Mais la plupart des grandes entreprises contactées par l'AFP n'ont soit pas souhaité s'exprimer, soit déclaré ne pas avoir reçu ce courrier.
Quelle valeur juridique ?
Lundi matin, le ministre français de l'Economie Eric Lombard, a mis en garde contre "la valeur juridique incertaine" de ce courrier, ajoutant que ses services étaient "en train de regarder".
L'administration américaine peut-elle exiger des entreprises françaises qu'elles se conforment à sa loi ?
"La réponse est non", affirme Christopher Mesnooh, avocat d'affaires américain au sein du cabinet Fieldfisher, joint par l'AFP.
"Il n'y a pas d'extraterritorialité juridique qui pourrait émaner de cette lettre au sens que les entreprises françaises ne vont pas être obligées maintenant d'appliquer le droit social ou la loi fédérale (américaine, NDLR) contre les discriminations positives", poursuit l'avocat.

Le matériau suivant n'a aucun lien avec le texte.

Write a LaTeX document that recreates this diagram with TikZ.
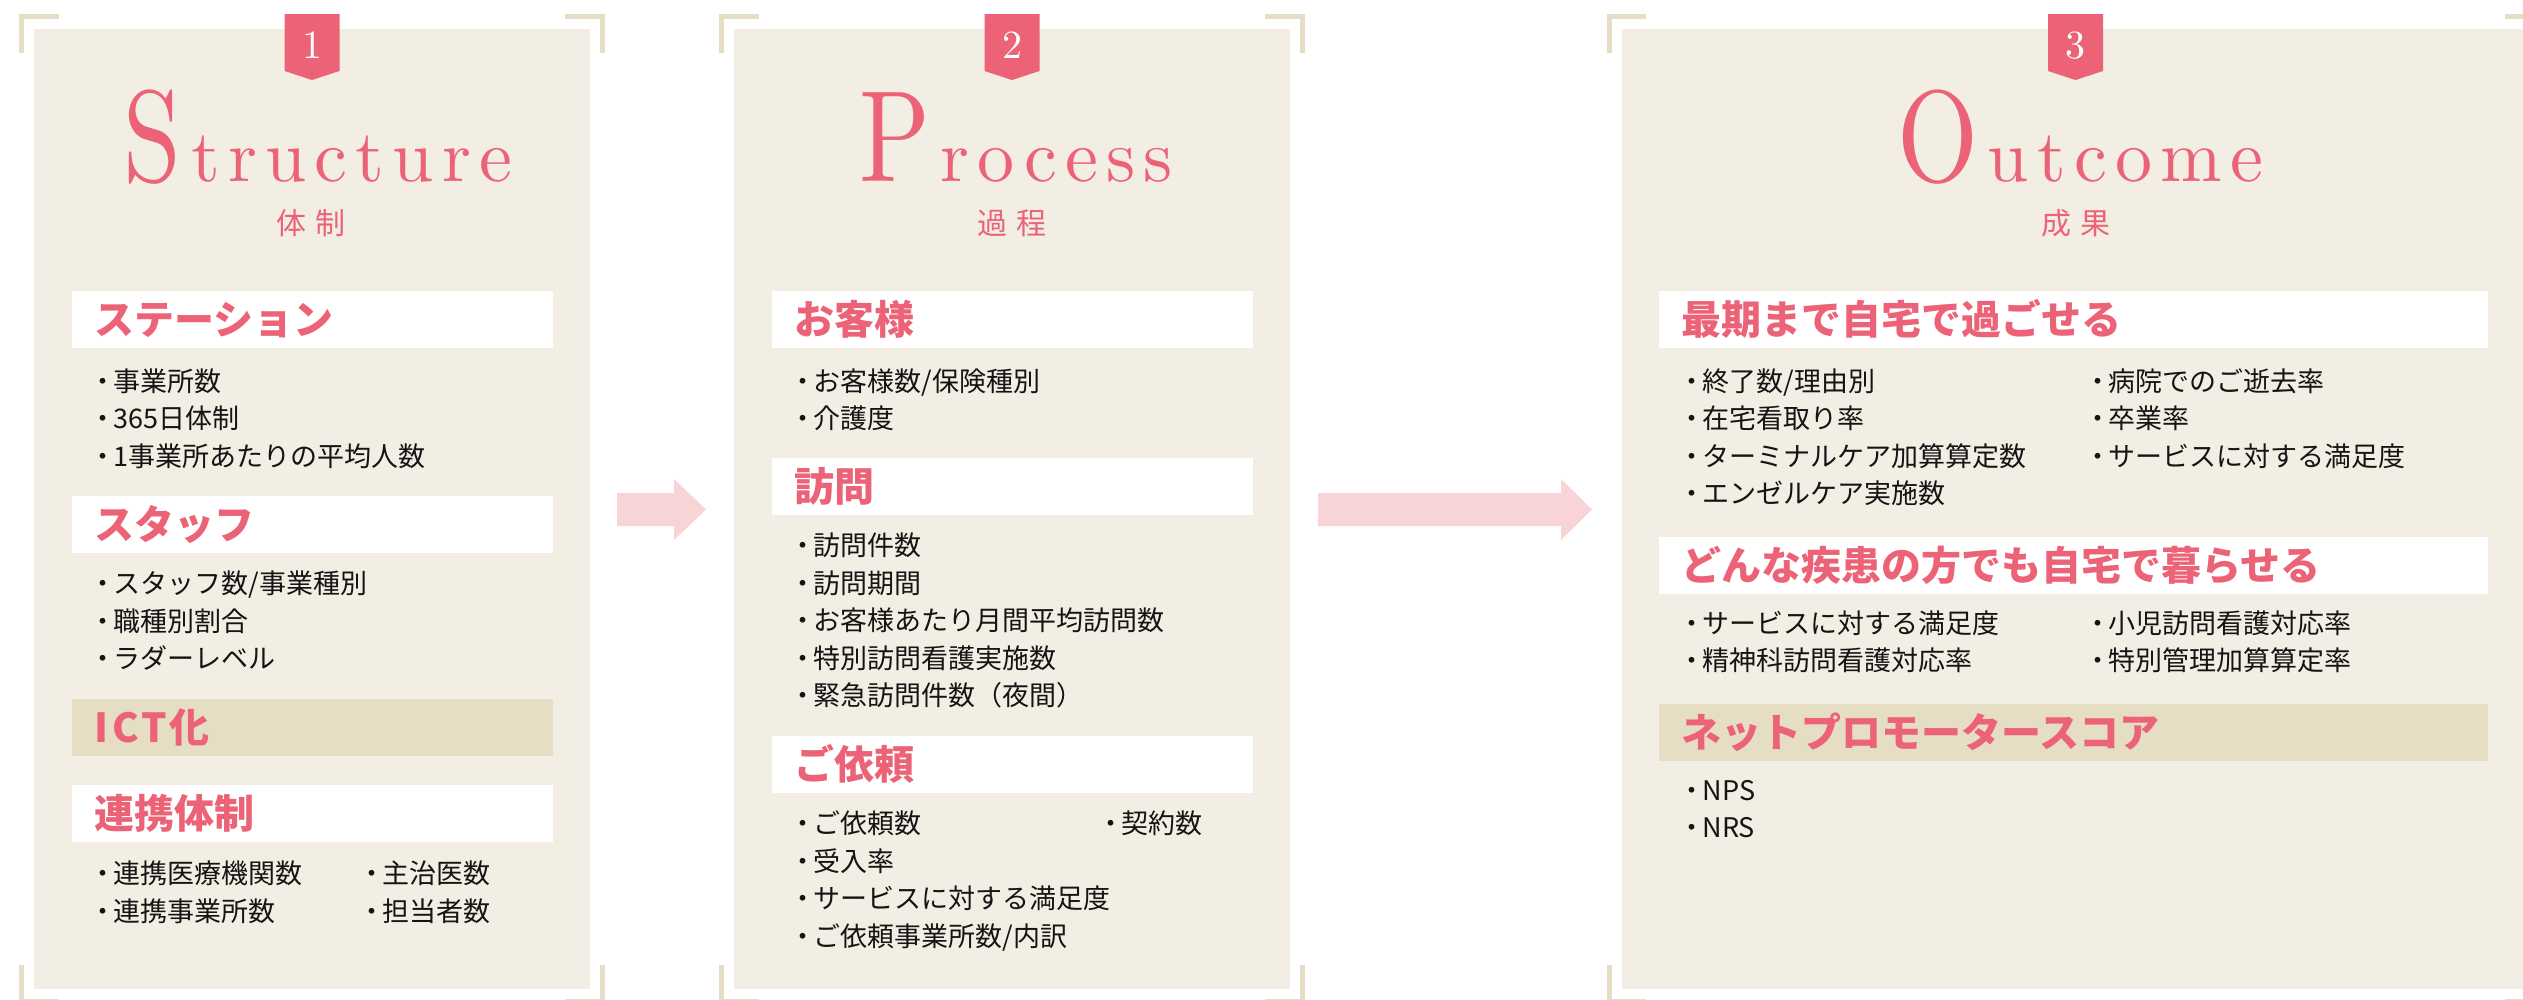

En revanche, cela peut être un moyen de pression économique, en menaçant les entreprises de ne pas renouveler les contrats qui les lient au gouvernement américain.
Pour les entreprises françaises, le problème ne se pose pas dans les termes posés par la lettre car en France, la discrimination positive fondée explicitement sur l'origine, la religion ou l'ethnie "n'est pas autorisée", rappelle par ailleurs Christopher Mesnooh.
Pour autant, sur le volet de l'égalité hommes/femmes, depuis 2021, pour les entreprises de plus de 1.000 salariés, la loi française donne pour objectif d'atteindre la proportion de 30% de femmes cadres-dirigeantes et de 30% de femmes membres des instances dirigeantes en 2027, objectif porté à 40% en 2030, avec possibilité de "pénalité financière" en cas de non respect.
Des dispositions légales existent aussi en faveur de l'emploi des personnes handicapées.
Les entreprises qui choisiraient de se conformer aux exigences stipulées dans la lettre se mettraient donc dans l'illégalité du point de vue du droit français.
Quelles réactions en France ?
Lundi matin, le ministre français du Commerce extérieur Laurent Saint-Martin s'est dit "profondément choqué" par ce courrier, dénonçant "un pas de plus dans l'extraterritorialité américaine, mais cette fois-ci sur le champ des valeurs", et appelant à "ne pas transiger" avec la loi et les "valeurs françaises".
Le ministre a ajouté que le gouvernement aurait "une discussion avec l'ambassade des Etats-Unis", pour "comprendre quelle est vraiment l'intention derrière" cette initiative.
"Nous soutiendrons les entreprises dans ces débats", a affirmé de son côté Eric Lombard.
La lettre de l'ambassade américaine a également suscité l'indignation du président du Medef, Patrick Martin, qui a fustigé dimanche une initiative "inadmissible" et déclaré qu'il était "hors de question" de renoncer aux règles d'inclusion dans les sociétés françaises.